今どきの女優さんの中では、どんな役でもこなせて、演技力でも評価が高い綾瀬はるかはトップクラスに位置していることに異論をはさむ方はいないと思います。ふだんのインタヴューなどでの天然系のキャラクターは、好感度を上げることにも役立っていますし、その雰囲気を持ち込んだコメディでの演技もなかなか魅力的。
綾瀬のコメディエンヌとしての演技が、映画で見れるのは木村拓哉主演の「HERO(2007)」あたりが最初で、端役ですが印象を残しました。実際この頃にブレークした感がありますが、主役の一人として、最初に活躍したのが「ハッピーフライト」です。
とはいえ、空港で働くさまざまな人々のどたばたの1日を描いていて、全員が主役みたいな映画です。監督はフジテレビ系の矢口史靖で、「ウォーターボーイズ」、「スイングガールズ」など、最近では「サバイバル・ファミリー」で知られています。
綾瀬はるかの役どころは天然でどじをしまくる新米のCAで、そのちょっと先輩が吹石一恵、鬼の上司が寺島しのぶ。機長昇格に臨むパイロットは田辺誠一、その訓練教官が時任三郎。
クランド・スタッフは田畑智子、平岩紙、その上司に田山涼成。オペレーション・コントロール・センターは肘井美佳、昼行燈みたいな上司に岸部一徳。そして新米整備士、厳格な上司に田中哲司。乗客には、笹野高史、菅原大吉、バードパトロールはベンガル、管制官に宮田早苗などなど。
どの部署に興味を持つかは見る人それぞれの好みですが、やはり機内のCAとパイロットが中心になるのはしょうがない。綾瀬はるかは、初フライトで失敗ばかりで、上司に怒られ自信を失いかけますが、特技が活きて皆の窮地を救います。きっと、仕事に慣れて自信を深め、良い先輩CAになっていきそうな感じです。
ストーリーは書くほどではなく、綾瀬、田辺らが乗り込んだ飛行機がバードストライクにより、エンジントラブルに見舞われ引き返すことになり、嵐の空港は大騒ぎになるというもの。
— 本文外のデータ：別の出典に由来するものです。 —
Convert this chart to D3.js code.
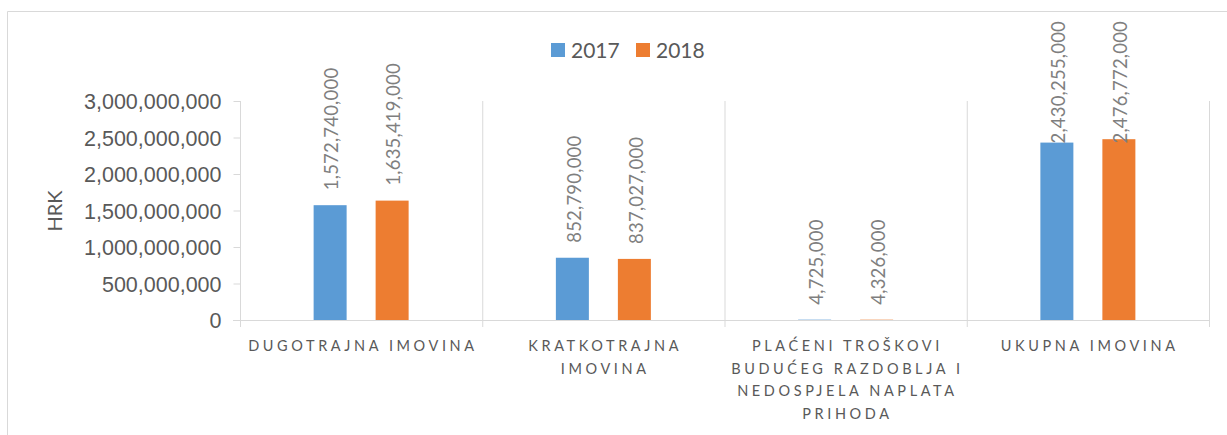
<!DOCTYPE html>
<html>
<head>
<meta charset="utf-8">
<script src="https://cdn.jsdelivr.net/npm/d3@7"></script>
<style>
  body { margin: 0; background: #fff; }
  svg { display: block; font-family: Lato, "Open Sans", sans-serif; }
</style>
</head>
<body>
<div id="chart"></div>
<script>
// podaci
var categories = ["dugotrajna", "kratkotrajna", "placeni", "ukupna"]
var categoryLines = [
	["DUGOTRAJNA IMOVINA"],
	["KRATKOTRAJNA", "IMOVINA"],
	["PLAĆENI TROŠKOVI", "BUDUĆEG RAZDOBLJA I", "NEDOSPJELA NAPLATA", "PRIHODA"],
	["UKUPNA IMOVINA"]
]
var years = ["2017", "2018"]
var values2017 = [1572740000, 852790000, 4725000, 2430255000]
var values2018 = [1635419000, 837027000, 4326000, 2476772000]
var yTicks = [0, 500000000, 1000000000, 1500000000, 2000000000, 2500000000, 3000000000]
var colors = ["#5b9bd5", "#ed7d31"]

var width = 1227, height = 435

var svg = d3.select("#chart")
	.append("svg")
	.attr("width", width)
	.attr("height", height)

// okvir
svg.append("path")
	.attr("d", "M7.5,435 V11.5 H1227")
	.attr("fill", "none")
	.attr("stroke", "#d9d9d9")

var x0 = d3.scaleBand()
	.domain(categories)
	.range([240, 1209])

var x1 = d3.scaleBand()
	.domain(years)
	.range([-47.5, 47.5])
	.paddingInner(29 / 62)

var y = d3.scaleLinear()
	.domain([0, 3000000000])
	.range([320, 101])

// vertikalne linije izmedju kategorija
svg.append("g")
	.selectAll("line")
	.data(d3.range(categories.length + 1))
	.enter()
	.append("line")
	.attr("x1", d => 240 + d * x0.step() + 0.5)
	.attr("x2", d => 240 + d * x0.step() + 0.5)
	.attr("y1", y(3000000000))
	.attr("y2", 327)
	.attr("stroke", "#d9d9d9")

// y os
const yaxis = d3.axisLeft()
	.scale(y)
	.tickValues(yTicks)
	.tickFormat(d3.format(","))
	.tickSize(7)
	.tickPadding(12)

var gy = svg.append("g")
	.attr("transform", "translate(240.5,0)")
	.call(yaxis)
gy.select(".domain").remove()
gy.selectAll(".tick line").attr("stroke", "#d9d9d9")
gy.selectAll(".tick text")
	.attr("fill", "#595959")
	.style("font-size", "21.5px")
	.attr("dy", "0.36em")

// x os linija
svg.append("line")
	.attr("x1", 233)
	.attr("x2", 1210)
	.attr("y1", y(0) + 0.5)
	.attr("y2", y(0) + 0.5)
	.attr("stroke", "#d9d9d9")

svg.append("text")
	.attr("transform", "translate(62,211) rotate(-90)")
	.attr("text-anchor", "middle")
	.attr("fill", "#595959")
	.style("font-size", "20px")
	.text("HRK")

// stupci
var rows = categories.map((c, i) => ({ cat: c, vals: [values2017[i], values2018[i]] }))

var groups = svg.selectAll(".grp")
	.data(rows)
	.enter()
	.append("g")
	.attr("class", "grp")
	.attr("transform", d => "translate(" + (x0(d.cat) + x0.bandwidth() / 2) + ",0)")

groups.selectAll("rect")
	.data(d => d.vals.map((v, j) => ({ year: years[j], value: v, j: j })))
	.enter()
	.append("rect")
	.attr("x", d => x1(d.year))
	.attr("width", x1.bandwidth())
	.attr("y", d => y(d.value))
	.attr("height", d => y(0) - y(d.value))
	.attr("fill", d => colors[d.j])

groups.selectAll(".lbl")
	.data(d => d.vals.map((v, j) => ({ year: years[j], value: v, j: j })))
	.enter()
	.append("text")
	.attr("class", "lbl")
	.attr("fill", "#7f7f7f")
	.style("font-size", "18.5px")
	.style("letter-spacing", "0.2px")
	.attr("text-anchor", "start")
	.attr("dy", "0.36em")
	.text(d => d3.format(",")(d.value))
	.attr("transform", function (d) {
		var len = this.getComputedTextLength()
		var base = y(d.value) - 15
		if (base - len < 21) base = 21 + len
		return "translate(" + (x1(d.year) + x1.bandwidth() / 2 + 1.5) + "," + base + ") rotate(-90)"
	})

// nazivi kategorija
var ls = 3.6
groups.each(function (d, i) {
	d3.select(this).selectAll(".cat")
		.data(categoryLines[i])
		.enter()
		.append("text")
		.attr("class", "cat")
		.attr("x", ls / 2)
		.attr("y", (t, k) => 351 + k * 22.7)
		.attr("text-anchor", "middle")
		.attr("fill", "#595959")
		.style("font-size", "14.5px")
		.style("letter-spacing", ls + "px")
		.text(t => t)
})

// legenda
var legend = svg.append("g")
	.selectAll("g")
	.data(years)
	.enter()
	.append("g")
	.attr("transform", (d, i) => "translate(" + (551 + i * 85) + ",43)")

legend.append("rect")
	.attr("width", 14)
	.attr("height", 14)
	.attr("fill", (d, i) => colors[i])

legend.append("text")
	.attr("x", 20)
	.attr("y", 7)
	.attr("dy", "0.36em")
	.attr("fill", "#595959")
	.style("font-size", "21px")
	.text(d => d)
</script>
</body>
</html>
それぞれの部署での、バタバタ振りを比較的リアルな描き方で見せていきます。
つまり、物凄く大事件というほどの物は起こりませんが、飛行機の運行に携わるすべての人たちを、100分という限られた時間の中で、丁寧に描出していると思います。実際の現場でも日常的にありうる話という感じが好感を持てます。空港が好き、飛行機が好き、そして綾瀬はるかが好きという方は見て損はありません。